Film Review: Asteroid City
By Joseph Beyer | July 8, 2023
While the conventions of a play within a play or a film within a film are well known and explored, Wes Anderson’s delightful desert romp Asteroid City is neither, but instead, something new. A film within a play? A Greek tragedy within a government amusement park? An allegory within a slideshow?
Whatever else it may be, Asteroid City is a moving image marvel that will deliver all the feels for fans of Anderson’s offbeat storytelling style. (For those unfamiliar with his fairy-tale flare for patter and dialogue, short interstitial scenes, and supersaturated visuals, the film could feel impenetrable.)

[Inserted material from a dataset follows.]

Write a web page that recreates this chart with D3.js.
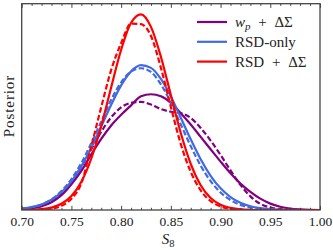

Asteroid City begins and ends with a chorus of sorts and a voice-of-God narrator in Bryan Cranston, who brings a nostalgic Our Town colloquialism to his role guiding the exposition and narrative along. We learn quickly we are watching a production—a fantasy and perhaps the private inner world where the script’s writer and characters merge together. Edward Norton plays the playwright Conrad Earp, who is crafting this tale as it plays out in front of our eyes and who could possibly be Anderson or his screenwriting partner Roman Coppola’s alter ego if you’d like to go there.
The bizarro collection of characters centers around a soft-spoken war photographer Augie Steenbeck (played with quiet gusto by Jason Schwartzman), who arrives in Asteroid City due to car trouble only to be held there against his will. Complicating matters, the photographer who confronts death on a daily basis struggles to find a way to explain his wife’s recent passing to his young children.
The Steenbecks and others have all gathered in Asteroid City for the annual Junior Space Cadet convention, a science-meets-scouting event that pairs genius teenagers together with a government eager to tap into and exploit their discoveries. The convention features a central competition of ideas, eclipse watching, and the occasional thermo-nuclear blast safely in the distance.
Anderson controls it all in a series of acts and scenes that give him the structure to quickly bounce around and explore all his fascinating storylines, of which there are many. As he has in the past, the director manages to find enough threads to tie everything together in the end and leave you haunted by a bittersweet experience of sorrow and joy.
The famous ensemble includes celebrity standout Jeffrey Wright as General Gibson, a five-star military man who delivers modern space directives to the convention audience with the same spirit and vigor as Pershing on the Western Front. Equally entrancing is Scarlett Johansson as the wayward starlet Midge Campbell, who develops intimate friendships with strangers using only her magnetic melancholy from across a window.
Adding to the fun are Tom Hanks as a wealthy snowbird; Tilda Swinton as an astronomer fascinated with the cosmos; Hope Davis and Liev Schreiber as guests of the resort dependably seen near the vending machines for cocktails and real estate; Steve Carell as the motel manager; and Matt Dillon as the dreaded mechanic who always has bad news for the stranded.
I refuse to reveal one of the film’s best surprises, except to say it involves actor Jeff Goldblum hidden in plain sight.
And finally, the rockabilly vintage soundtrack scores Asteroid City perfectly for a road trip through humanity so enticing, you won’t want to miss a mile of it.